A instituição considera que os incêndios no campo de refugiados de Moria, na Grécia, foram uma consequência “inteiramente previsível e evitável de uma política de asilo e migração da UE que coloca a integridade das fronteiras acima das vidas humanas, e favorece o populismo em detrimento da dignidade e da humanidade. Esperamos melhor da Europa e dos seus líderes. É hora de mudar o rumo”, afirmou Rudelmar Bueno de Faria, secretário-geral da ACT Alliance, a maior coligação de igrejas ortodoxas e protestantes do mundo, e uma das signatárias do documento.

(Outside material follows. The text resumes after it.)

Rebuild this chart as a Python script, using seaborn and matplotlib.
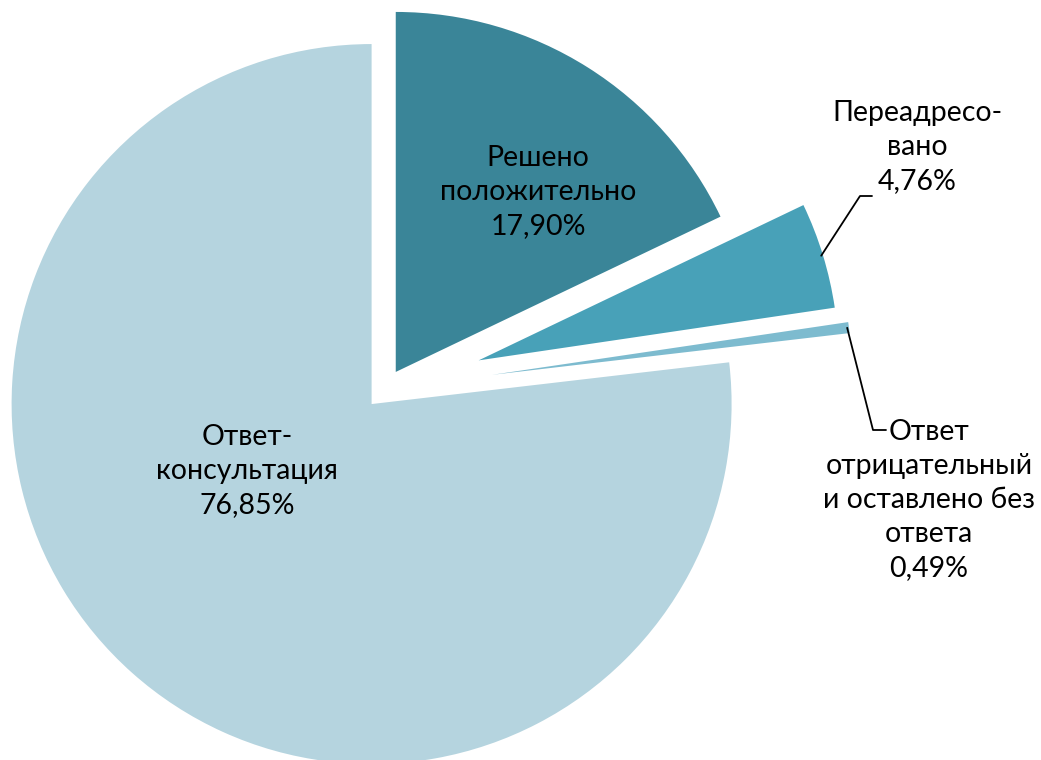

A propósito do incidente de Moria e da crise de refugiados na Europa, também o arcebispo Ieronymos, de Atenas, disse em entrevista ao CMI, esta segunda-feira, que considera as políticas europeias “repressivas”.
Na opinião do líder da Igreja Ortodoxa Grega, esta crise recentemente agravada pelos incêndios no maior campo de refugiados da Europa “é na verdade uma crise de valores e princípios”. O “princípio essencial da UE” de “solidariedade” deve ser a força motriz na gestão da migração e acolhimento de refugiados, defendeu Ieronymus.
“Devemos aceitar a nossa obrigação de acolher e proteger os nossos irmãos e irmãs sofredores”, sublinhou o arcebispo, anunciando que a Igreja Ortodoxa Grega está neste momento a preparar a abertura de quatro casas de acolhimento para menores desacompanhados, que irão somar-se às cinco já existentes. “É mais do que tempo de nos empenharmos na promoção da integração social dos refugiados de uma forma que seja justa para eles e benéfica para a sociedade de acolhimento”, concluiu, para que “a presença do outro seja considerada uma vantagem e não uma ameaça”.